What to do:
Leaving out the pictures, retype the lines from the beginning of the listing through the line containing "import plotly.graph_objects as go".

(Source code of charts)

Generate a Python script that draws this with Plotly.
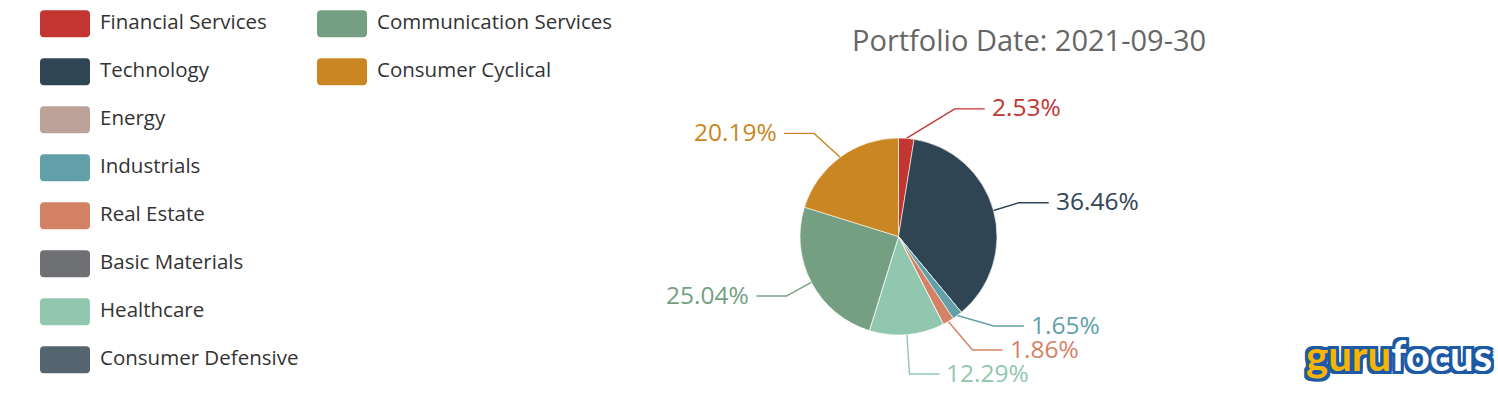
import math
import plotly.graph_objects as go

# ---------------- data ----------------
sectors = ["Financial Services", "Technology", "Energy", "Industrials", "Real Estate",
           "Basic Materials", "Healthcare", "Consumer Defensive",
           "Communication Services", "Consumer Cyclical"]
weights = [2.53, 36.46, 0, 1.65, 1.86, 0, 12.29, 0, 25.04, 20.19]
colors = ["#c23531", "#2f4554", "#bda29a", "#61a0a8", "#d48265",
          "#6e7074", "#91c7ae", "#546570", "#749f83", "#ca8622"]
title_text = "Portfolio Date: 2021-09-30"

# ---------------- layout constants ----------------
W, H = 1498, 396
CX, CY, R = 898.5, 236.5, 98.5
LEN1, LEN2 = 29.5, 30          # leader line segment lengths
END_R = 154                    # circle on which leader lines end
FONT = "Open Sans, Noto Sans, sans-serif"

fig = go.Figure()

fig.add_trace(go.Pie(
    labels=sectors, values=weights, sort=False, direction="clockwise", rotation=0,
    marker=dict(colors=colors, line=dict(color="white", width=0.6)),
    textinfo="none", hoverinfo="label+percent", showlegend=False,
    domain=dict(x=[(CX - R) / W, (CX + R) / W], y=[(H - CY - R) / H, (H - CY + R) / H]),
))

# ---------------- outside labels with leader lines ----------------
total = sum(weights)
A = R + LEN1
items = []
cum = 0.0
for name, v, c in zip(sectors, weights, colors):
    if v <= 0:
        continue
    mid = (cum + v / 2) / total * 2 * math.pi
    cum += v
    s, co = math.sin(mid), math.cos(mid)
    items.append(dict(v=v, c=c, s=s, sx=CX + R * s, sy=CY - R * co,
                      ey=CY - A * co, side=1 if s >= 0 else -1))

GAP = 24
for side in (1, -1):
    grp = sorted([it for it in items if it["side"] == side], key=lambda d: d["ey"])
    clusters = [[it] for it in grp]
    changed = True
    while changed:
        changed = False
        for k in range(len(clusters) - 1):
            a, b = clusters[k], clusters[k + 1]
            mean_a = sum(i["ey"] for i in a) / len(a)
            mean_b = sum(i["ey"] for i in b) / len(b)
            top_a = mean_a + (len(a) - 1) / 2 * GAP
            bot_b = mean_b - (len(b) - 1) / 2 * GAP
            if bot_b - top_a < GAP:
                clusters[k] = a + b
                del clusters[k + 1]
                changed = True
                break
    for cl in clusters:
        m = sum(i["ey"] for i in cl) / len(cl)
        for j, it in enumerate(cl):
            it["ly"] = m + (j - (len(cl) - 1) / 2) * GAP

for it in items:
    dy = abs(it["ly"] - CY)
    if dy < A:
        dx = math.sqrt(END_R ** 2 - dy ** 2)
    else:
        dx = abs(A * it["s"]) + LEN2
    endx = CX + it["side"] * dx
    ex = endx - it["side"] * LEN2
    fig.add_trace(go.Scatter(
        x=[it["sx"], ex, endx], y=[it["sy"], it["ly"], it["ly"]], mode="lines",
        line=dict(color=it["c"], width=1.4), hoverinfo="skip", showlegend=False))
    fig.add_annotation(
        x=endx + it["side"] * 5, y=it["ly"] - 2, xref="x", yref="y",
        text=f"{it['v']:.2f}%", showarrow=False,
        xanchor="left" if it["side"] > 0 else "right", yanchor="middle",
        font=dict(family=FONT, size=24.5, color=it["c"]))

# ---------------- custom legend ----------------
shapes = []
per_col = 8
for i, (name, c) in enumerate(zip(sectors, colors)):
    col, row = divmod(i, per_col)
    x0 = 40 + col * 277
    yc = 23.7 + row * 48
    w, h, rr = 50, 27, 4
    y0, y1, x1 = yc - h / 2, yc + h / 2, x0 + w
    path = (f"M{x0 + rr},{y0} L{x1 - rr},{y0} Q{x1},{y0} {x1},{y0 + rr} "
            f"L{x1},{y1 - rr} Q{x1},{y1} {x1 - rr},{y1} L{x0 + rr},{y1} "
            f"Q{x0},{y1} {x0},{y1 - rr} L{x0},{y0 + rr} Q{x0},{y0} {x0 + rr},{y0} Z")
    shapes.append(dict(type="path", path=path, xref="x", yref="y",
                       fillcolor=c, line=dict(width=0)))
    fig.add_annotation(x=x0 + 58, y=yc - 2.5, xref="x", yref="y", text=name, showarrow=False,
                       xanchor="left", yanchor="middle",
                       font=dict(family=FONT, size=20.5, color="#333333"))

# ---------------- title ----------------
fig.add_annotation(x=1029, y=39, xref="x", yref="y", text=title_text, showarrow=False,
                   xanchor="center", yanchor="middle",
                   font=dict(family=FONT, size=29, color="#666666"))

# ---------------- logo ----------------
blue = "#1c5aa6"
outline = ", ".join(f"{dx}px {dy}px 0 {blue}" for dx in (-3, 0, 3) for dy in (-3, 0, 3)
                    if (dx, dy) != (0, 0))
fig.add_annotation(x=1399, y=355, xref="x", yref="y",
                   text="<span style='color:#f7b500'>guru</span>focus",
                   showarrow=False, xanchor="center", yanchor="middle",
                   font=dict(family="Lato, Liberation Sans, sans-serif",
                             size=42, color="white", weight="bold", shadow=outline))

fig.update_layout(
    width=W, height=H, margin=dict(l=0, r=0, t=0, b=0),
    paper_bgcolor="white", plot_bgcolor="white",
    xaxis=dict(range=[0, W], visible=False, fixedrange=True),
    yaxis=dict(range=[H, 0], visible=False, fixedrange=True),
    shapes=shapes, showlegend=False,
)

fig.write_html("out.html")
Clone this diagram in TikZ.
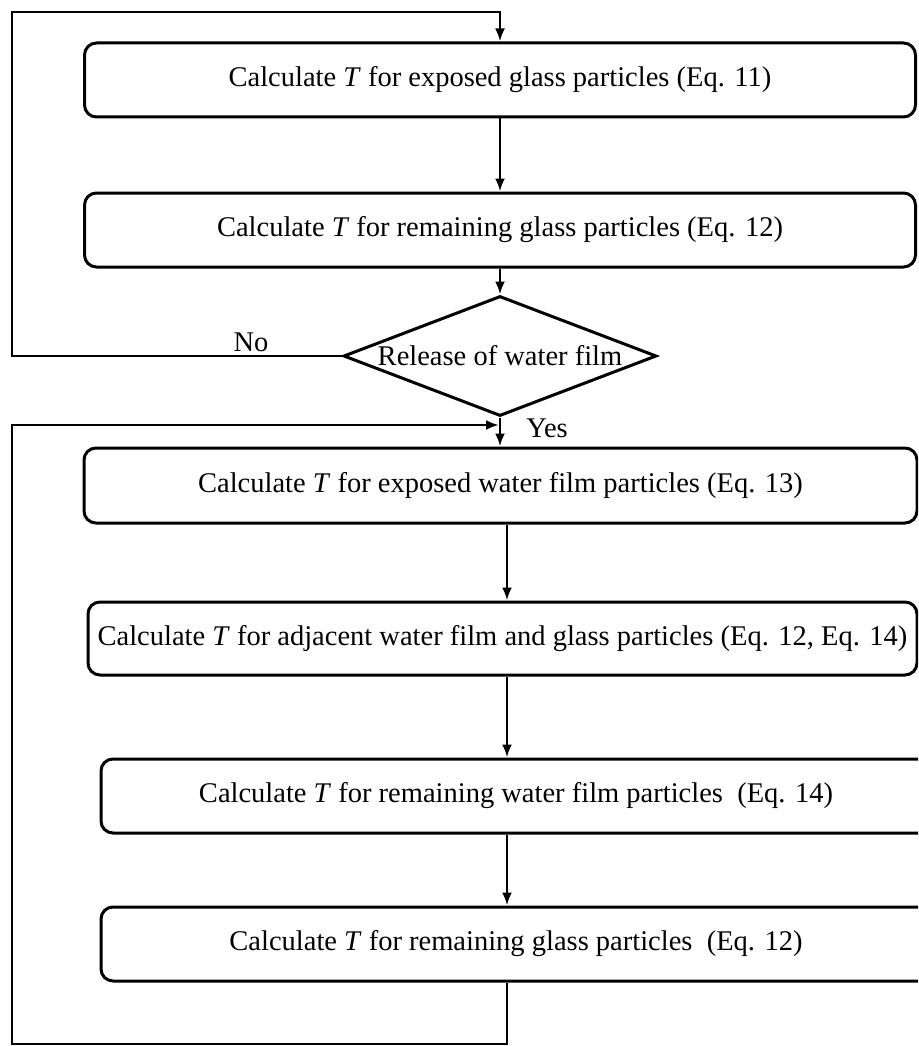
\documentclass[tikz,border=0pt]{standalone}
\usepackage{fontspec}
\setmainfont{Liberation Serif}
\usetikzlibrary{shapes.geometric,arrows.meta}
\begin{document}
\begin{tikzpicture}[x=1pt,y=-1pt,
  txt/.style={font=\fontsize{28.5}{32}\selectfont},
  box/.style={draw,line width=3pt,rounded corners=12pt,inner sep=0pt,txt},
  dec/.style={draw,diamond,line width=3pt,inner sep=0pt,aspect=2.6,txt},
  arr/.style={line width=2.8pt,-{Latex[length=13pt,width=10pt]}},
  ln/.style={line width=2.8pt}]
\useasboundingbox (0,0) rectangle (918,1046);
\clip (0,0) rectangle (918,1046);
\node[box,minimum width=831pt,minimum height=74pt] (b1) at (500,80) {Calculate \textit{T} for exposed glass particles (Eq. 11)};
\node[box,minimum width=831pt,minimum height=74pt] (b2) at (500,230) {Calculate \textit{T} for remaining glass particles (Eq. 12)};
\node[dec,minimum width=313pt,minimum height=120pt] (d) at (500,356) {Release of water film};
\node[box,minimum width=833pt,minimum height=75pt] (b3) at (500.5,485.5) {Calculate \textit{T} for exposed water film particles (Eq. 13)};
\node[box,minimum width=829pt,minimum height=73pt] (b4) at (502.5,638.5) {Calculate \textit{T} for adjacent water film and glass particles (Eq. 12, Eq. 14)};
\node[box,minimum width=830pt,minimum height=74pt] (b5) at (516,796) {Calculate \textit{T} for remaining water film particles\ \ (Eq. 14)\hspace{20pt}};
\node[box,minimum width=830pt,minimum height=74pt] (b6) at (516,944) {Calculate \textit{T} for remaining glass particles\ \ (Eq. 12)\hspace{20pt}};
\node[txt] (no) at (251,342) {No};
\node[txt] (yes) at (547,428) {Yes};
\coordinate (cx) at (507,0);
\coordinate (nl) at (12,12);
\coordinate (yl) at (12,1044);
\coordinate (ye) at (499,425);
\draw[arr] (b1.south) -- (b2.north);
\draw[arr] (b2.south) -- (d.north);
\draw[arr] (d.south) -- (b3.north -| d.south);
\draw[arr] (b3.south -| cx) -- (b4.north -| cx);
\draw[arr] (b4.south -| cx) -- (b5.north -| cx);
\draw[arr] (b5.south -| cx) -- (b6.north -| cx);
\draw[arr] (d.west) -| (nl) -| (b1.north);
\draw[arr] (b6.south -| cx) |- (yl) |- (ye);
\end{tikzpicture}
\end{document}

Reply:
Generate a Python script that draws this with Plotly.
import math
import plotly.graph_objects as go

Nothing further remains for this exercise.